Unlike wealth, the inequality they depend on trickles down into our communities. It’s a Ponzi scheme of hierarchy and subservience.

A BEM puts you on a different rung – climbing up that hierarchy.

In honouring privileged people like me, the same logic enables the right-wing press to blame those that rely on the state for support and a safety net. The privilege that enables me to work hard becomes a narrative of blame and shame for those that supposedly don’t. This lie maintains a much needed gulf that power relies on to keep people stuck where they are.

My champagne socialist father, as all fathers capable of good, respected my decision. The man of 1938 rather liked the idea of me having a BEM, (albeit I’m a girl), but the man of 2019, found himself respecting my views and secretly rather proud of my decision (he could both show off that I’d been offered and refused it, depending on his audience). Others thought me short-sighted and principled to a fault, believing that the profile might have helped my social enterprise and career.

It might have leveraged some connections and who knows, they might have led to some more funding and maybe helping some more people.

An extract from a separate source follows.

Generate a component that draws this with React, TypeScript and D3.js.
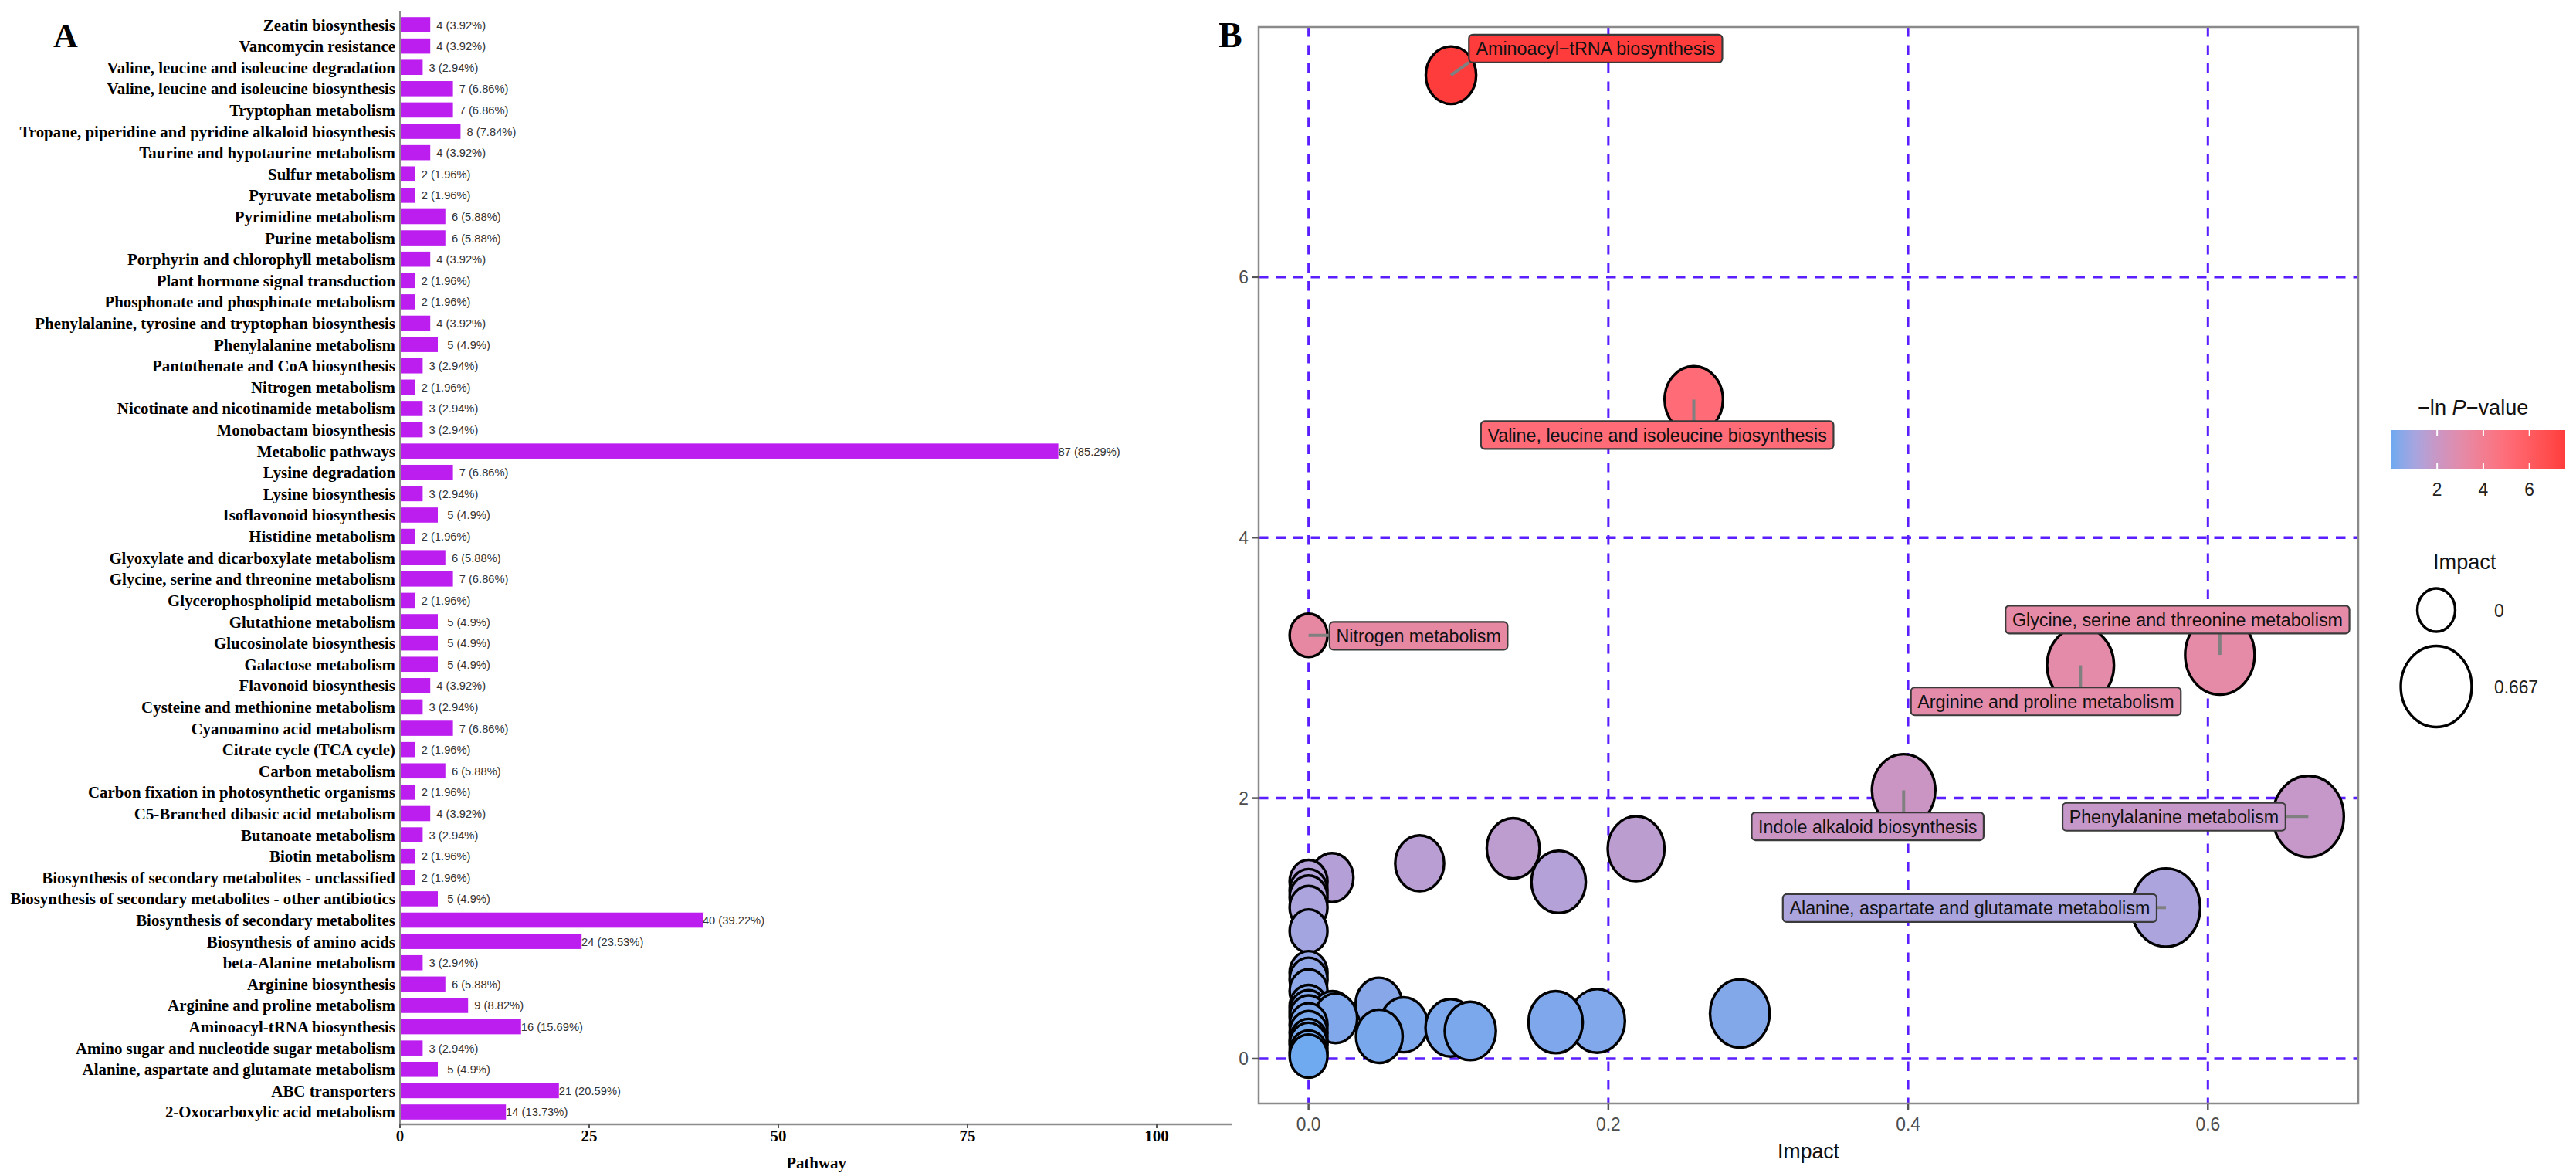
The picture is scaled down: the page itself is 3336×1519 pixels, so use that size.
import React from "react";
import * as d3 from "d3";

// ---------------- Panel A data ----------------
const pathways: string[] = [
  "Zeatin biosynthesis",
  "Vancomycin resistance",
  "Valine, leucine and isoleucine degradation",
  "Valine, leucine and isoleucine biosynthesis",
  "Tryptophan metabolism",
  "Tropane, piperidine and pyridine alkaloid biosynthesis",
  "Taurine and hypotaurine metabolism",
  "Sulfur metabolism",
  "Pyruvate metabolism",
  "Pyrimidine metabolism",
  "Purine metabolism",
  "Porphyrin and chlorophyll metabolism",
  "Plant hormone signal transduction",
  "Phosphonate and phosphinate metabolism",
  "Phenylalanine, tyrosine and tryptophan biosynthesis",
  "Phenylalanine metabolism",
  "Pantothenate and CoA biosynthesis",
  "Nitrogen metabolism",
  "Nicotinate and nicotinamide metabolism",
  "Monobactam biosynthesis",
  "Metabolic pathways",
  "Lysine degradation",
  "Lysine biosynthesis",
  "Isoflavonoid biosynthesis",
  "Histidine metabolism",
  "Glyoxylate and dicarboxylate metabolism",
  "Glycine, serine and threonine metabolism",
  "Glycerophospholipid metabolism",
  "Glutathione metabolism",
  "Glucosinolate biosynthesis",
  "Galactose metabolism",
  "Flavonoid biosynthesis",
  "Cysteine and methionine metabolism",
  "Cyanoamino acid metabolism",
  "Citrate cycle (TCA cycle)",
  "Carbon metabolism",
  "Carbon fixation in photosynthetic organisms",
  "C5-Branched dibasic acid metabolism",
  "Butanoate metabolism",
  "Biotin metabolism",
  "Biosynthesis of secondary metabolites - unclassified",
  "Biosynthesis of secondary metabolites - other antibiotics",
  "Biosynthesis of secondary metabolites",
  "Biosynthesis of amino acids",
  "beta-Alanine metabolism",
  "Arginine biosynthesis",
  "Arginine and proline metabolism",
  "Aminoacyl-tRNA biosynthesis",
  "Amino sugar and nucleotide sugar metabolism",
  "Alanine, aspartate and glutamate metabolism",
  "ABC transporters",
  "2-Oxocarboxylic acid metabolism",
];
const geneCounts: number[] = [
  4, 4, 3, 7, 7, 8, 4, 2, 2, 6, 6, 4, 2, 2, 4, 5, 3, 2, 3, 3, 87, 7, 3, 5, 2, 6,
  7, 2, 5, 5, 5, 4, 3, 7, 2, 6, 2, 4, 3, 2, 2, 5, 40, 24, 3, 6, 9, 16, 3, 5, 21, 14,
];
const genePercents: string[] = [
  "3.92", "3.92", "2.94", "6.86", "6.86", "7.84", "3.92", "1.96", "1.96", "5.88",
  "5.88", "3.92", "1.96", "1.96", "3.92", "4.9", "2.94", "1.96", "2.94", "2.94",
  "85.29", "6.86", "2.94", "4.9", "1.96", "5.88", "6.86", "1.96", "4.9", "4.9",
  "4.9", "3.92", "2.94", "6.86", "1.96", "5.88", "1.96", "3.92", "2.94", "1.96",
  "1.96", "4.9", "39.22", "23.53", "2.94", "5.88", "8.82", "15.69", "2.94", "4.9",
  "20.59", "13.73",
];
const countTicks: number[] = [0, 25, 50, 75, 100];

// ---------------- Panel B data ----------------
const metNames: string[] = [
  "Aminoacyl−tRNA biosynthesis",
  "Valine, leucine and isoleucine biosynthesis",
  "Nitrogen metabolism",
  "Glycine, serine and threonine metabolism",
  "Arginine and proline metabolism",
  "Indole alkaloid biosynthesis",
  "Phenylalanine metabolism",
  "Alanine, aspartate and glutamate metabolism",
  "", "", "", "", "", "", "", "", "", "",
  "", "", "", "", "", "", "", "", "", "", "", "",
  "", "", "", "", "", "", "", "", "", "",
];
const metImpact: number[] = [
  0.095, 0.257, 0.0, 0.608, 0.515, 0.397, 0.667, 0.572,
  0.0156, 0.0, 0.0, 0.0, 0.0, 0.0, 0.0741, 0.1365, 0.1668, 0.2185,
  0.0, 0.0, 0.0, 0.0, 0.0, 0.0, 0.0, 0.0, 0.0, 0.0, 0.0, 0.0,
  0.016, 0.018, 0.0469, 0.0472, 0.0634, 0.0948, 0.1079, 0.1648, 0.1925, 0.2877,
];
const metLnP: number[] = [
  7.55, 5.06, 3.25, 3.1, 3.02, 2.06, 1.86, 1.16,
  1.39, 1.36, 1.29, 1.24, 1.16, 0.98, 1.5, 1.615, 1.357, 1.612,
  0.66, 0.61, 0.52, 0.4, 0.36, 0.32, 0.26, 0.2, 0.14, 0.11, 0.05, 0.02,
  0.33, 0.31, 0.417, 0.172, 0.26, 0.237, 0.213, 0.28, 0.29, 0.347,
];
// repelled label anchors (data coordinates) for the named pathways
const labelImpact: number[] = [0.1915, 0.2326, 0.0734, 0.5797, 0.4919, 0.373, 0.5774, 0.4411];
const labelLnP: number[] = [7.755, 4.788, 3.246, 3.371, 2.743, 1.784, 1.857, 1.156];

const impactTicks: number[] = [0, 0.2, 0.4, 0.6];
const lnpTicks: number[] = [0, 2, 4, 6];
const colorTicks: number[] = [2, 4, 6];
const sizeBreaks: number[] = [0, 0.667];
const sizeBreakLabels: string[] = ["0", "0.667"];

// colour ramp (fraction of the -ln P range -> colour)
const rampStops: number[] = [0, 0.15, 0.27, 0.41, 0.67, 1];
const rampColors: string[] = ["#6FA9F0", "#ABA4DD", "#CB95C3", "#E58AA7", "#FF6C77", "#FF3C3C"];

// ---------------- helpers ----------------
const SERIF = "'Liberation Serif', 'Times New Roman', serif";
const SANS = "'Liberation Sans', Arial, Helvetica, sans-serif";

let _ctx: CanvasRenderingContext2D | null = null;
function measure(s: string, font: string): number {
  if (!_ctx) _ctx = document.createElement("canvas").getContext("2d");
  if (!_ctx) return s.length * 12;
  _ctx.font = font;
  return _ctx.measureText(s).width;
}

type TProps = {
  x: number;
  y: number;
  sx?: number;
  anchor?: "start" | "middle" | "end";
  size: number;
  family?: string;
  weight?: string | number;
  fill?: string;
  children: React.ReactNode;
};
const T = ({ x, y, sx = 0.95, anchor = "start", size, family = SANS, weight = "normal", fill = "#000", children }: TProps) => (
  <text
    transform={`translate(${x},${y}) scale(${sx},1)`}
    textAnchor={anchor}
    fontSize={size}
    fontFamily={family}
    fontWeight={weight}
    fill={fill}
  >
    {children}
  </text>
);

export default function App() {
  const W = 3336;
  const H = 1519;

  // ---------- Panel A scales ----------
  const xA = d3.scaleLinear().domain([0, 110]).range([518, 1596]);
  const yA = d3
    .scaleBand<string>()
    .domain(pathways)
    .range([18.2, 1453.8])
    .paddingInner(0.29)
    .paddingOuter(0.145);
  const axisYA = 1456;

  // ---------- Panel B scales ----------
  const px0 = 1630, px1 = 3054, py0 = 35, py1 = 1429;
  const xB = d3.scaleLinear().domain([-0.0333, 0.7003]).range([px0, px1]);
  const yB = d3.scaleLinear().domain([-0.344, 7.92]).range([py1, py0]);
  const lnpExtent = d3.extent(metLnP) as [number, number];
  const frac = d3.scaleLinear().domain(lnpExtent).range([0, 1]);
  const ramp = d3
    .scaleLinear<string>()
    .domain(rampStops)
    .range(rampColors)
    .interpolate(d3.interpolateLab)
    .clamp(true);
  const color = (v: number) => ramp(frac(v));
  const ry = d3.scaleSqrt().domain([0, 0.667]).range([28, 52.5]);
  const ASPECT = 0.875;

  const order = d3.range(metNames.length).sort((a, b) => metLnP[b] - metLnP[a]);

  const labelFont = 24;
  const labelSx = 0.97;
  const labels = metNames
    .map((name, i) => ({ name, i }))
    .filter((d) => d.name !== "")
    .map((d, k) => {
      const tw = measure(d.name, `${labelFont}px ${SANS}`) * labelSx;
      const w = tw + 17;
      const h = 36;
      const cx = xB(labelImpact[k]);
      const cy = yB(labelLnP[k]);
      const bx = cx - w / 2, by = cy - h / 2;
      const ptx = xB(metImpact[d.i]);
      const pty = yB(metLnP[d.i]);
      const ex = Math.max(bx, Math.min(bx + w, ptx));
      const ey = Math.max(by, Math.min(by + h, pty));
      return { ...d, cx, cy, bx, by, w, h, ptx, pty, ex, ey, fill: color(metLnP[d.i]) };
    });

  // colorbar
  const cb = d3.scaleLinear().domain(lnpExtent).range([3097, 3322]);
  const cbTop = 557, cbBot = 607;
  const gradStops = d3.range(0, 1.0001, 0.05);

  const gridColor = "#5A1EFF";

  return (
    <svg
      width={W}
      height={H}
      viewBox={`0 0 ${W} ${H}`}
      style={{ position: "absolute", left: 0, top: 0, background: "#fff", display: "block" }}
    >
      <defs>
        <linearGradient id="cbgrad" x1="0" x2="1" y1="0" y2="0">
          {gradStops.map((t, i) => (
            <stop key={i} offset={t} stopColor={ramp(t)} />
          ))}
        </linearGradient>
      </defs>
      <rect x={0} y={0} width={W} height={H} fill="#fff" />

      {/* ================= Panel A ================= */}
      <T x={69} y={61} size={44} family={SERIF} weight="bold" sx={1}>A</T>

      {pathways.map((p, i) => {
        const y = yA(p)!;
        const bw = yA.bandwidth();
        const v = geneCounts[i];
        return (
          <g key={p}>
            <rect x={xA(0)} y={y} width={xA(v) - xA(0)} height={bw} fill="#BC1EF0" />
            <T x={xA(0) - 6} y={y + bw / 2 + 7.5} anchor="end" size={22} family={SERIF} weight="bold">
              {p}
            </T>
            <T x={xA(v) + 40} y={y + bw / 2 + 5.5} anchor="middle" size={15.5} fill="#333">
              {`${v} (${genePercents[i]}%)`}
            </T>
          </g>
        );
      })}
      {/* axes */}
      <line x1={xA(0)} x2={xA(0)} y1={14} y2={axisYA} stroke="#8c8c8c" strokeWidth={2} />
      <line x1={xA(0)} x2={xA(110)} y1={axisYA} y2={axisYA} stroke="#8c8c8c" strokeWidth={2.5} />
      {countTicks.map((t) => (
        <g key={t}>
          <line x1={xA(t)} x2={xA(t)} y1={axisYA} y2={axisYA + 5} stroke="#555" strokeWidth={2} />
          <T x={xA(t)} y={1478} anchor="middle" size={22} family={SERIF} weight="bold">
            {t}
          </T>
        </g>
      ))}
      <T x={(xA(0) + xA(110)) / 2} y={1513} anchor="middle" size={22} family={SERIF} weight="bold">
        Pathway
      </T>

      {/* ================= Panel B ================= */}
      <T x={1578} y={61} size={46} family={SERIF} weight="bold" sx={1}>B</T>

      {/* grid */}
      {lnpTicks.map((t) => (
        <line key={`h${t}`} x1={px0} x2={px1} y1={yB(t)} y2={yB(t)} stroke={gridColor} strokeWidth={3.5} strokeDasharray="12.5 10" />
      ))}
      {impactTicks.map((t) => (
        <line key={`v${t}`} x1={xB(t)} x2={xB(t)} y1={py0} y2={py1} stroke={gridColor} strokeWidth={3} strokeDasharray="12.5 11" />
      ))}

      {/* bubbles */}
      {order.map((i) => {
        const r = ry(metImpact[i]);
        return (
          <ellipse
            key={i}
            cx={xB(metImpact[i])}
            cy={yB(metLnP[i])}
            rx={r * ASPECT}
            ry={r}
            fill={color(metLnP[i])}
            stroke="#000"
            strokeWidth={3.4}
          />
        );
      })}

      {/* repel segments & labels */}
      {labels.map((l) => (
        <line key={`s${l.i}`} x1={l.ptx} y1={l.pty} x2={l.ex} y2={l.ey} stroke="#808080" strokeWidth={4} />
      ))}
      {labels.map((l) => (
        <g key={`l${l.i}`}>
          <rect x={l.bx} y={l.by} width={l.w} height={l.h} rx={5} ry={5} fill={l.fill} stroke="#3a3a3a" strokeWidth={2.2} />
          <T x={l.cx} y={l.cy + 8.5} anchor="middle" size={labelFont} sx={labelSx} fill="#111">
            {l.name}
          </T>
        </g>
      ))}

      {/* panel border */}
      <rect x={px0} y={py0} width={px1 - px0} height={py1 - py0} fill="none" stroke="#8a8a8a" strokeWidth={2.5} />

      {/* axes ticks & labels */}
      {lnpTicks.map((t) => (
        <g key={`yt${t}`}>
          <line x1={px0 - 8} x2={px0} y1={yB(t)} y2={yB(t)} stroke="#555" strokeWidth={2.5} />
          <T x={px0 - 13} y={yB(t) + 8.5} anchor="end" size={24} fill="#4d4d4d">
            {t}
          </T>
        </g>
      ))}
      {impactTicks.map((t) => (
        <g key={`xt${t}`}>
          <line x1={xB(t)} x2={xB(t)} y1={py1} y2={py1 + 8} stroke="#555" strokeWidth={2.5} />
          <T x={xB(t)} y={1464} anchor="middle" size={24} fill="#4d4d4d">
            {d3.format(".1f")(t)}
          </T>
        </g>
      ))}
      <T x={(px0 + px1) / 2} y={1500} anchor="middle" size={28} fill="#111">
        Impact
      </T>

      {/* legend: colour */}
      <text transform={`translate(3131,537) scale(0.97,1)`} fontSize={28} fontFamily={SANS} fill="#111">
        −ln <tspan fontStyle="italic">P</tspan>−value
      </text>
      <rect x={cb.range()[0]} y={cbTop} width={cb.range()[1] - cb.range()[0]} height={cbBot - cbTop} fill="url(#cbgrad)" />
      {colorTicks.map((t) => (
        <g key={`ct${t}`}>
          <line x1={cb(t)} x2={cb(t)} y1={cbTop} y2={cbTop + 8} stroke="#fff" strokeWidth={2} />
          <line x1={cb(t)} x2={cb(t)} y1={cbBot - 8} y2={cbBot} stroke="#fff" strokeWidth={2} />
          <T x={cb(t)} y={642} anchor="middle" size={24} fill="#222">
            {t}
          </T>
        </g>
      ))}

      {/* legend: size */}
      <T x={3151} y={737} size={28} sx={0.97} fill="#111">
        Impact
      </T>
      {sizeBreaks.map((b, k) => {
        const cy = k === 0 ? 790 : 889;
        const r = ry(b);
        return (
          <g key={`sb${k}`}>
            <ellipse cx={3155} cy={cy} rx={r * ASPECT} ry={r} fill="#fff" stroke="#000" strokeWidth={3.4} />
            <T x={3230} y={cy + 9} size={24} fill="#222">
              {sizeBreakLabels[k]}
            </T>
          </g>
        );
      })}
    </svg>
  );
}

That’s a lot of maybes and rooms I’d have struggled to feel comfortable in.

My younger self was shocked at the dawning realisation that many in the third sector don’t actually want equality at all. They want to help, they want to ameliorate suffering and some might even think people deserve better.

I want change. And change doesn’t come by subscribing to the honours system.

PS. I want to thank the anonymous person that nominated me. They did so in good faith.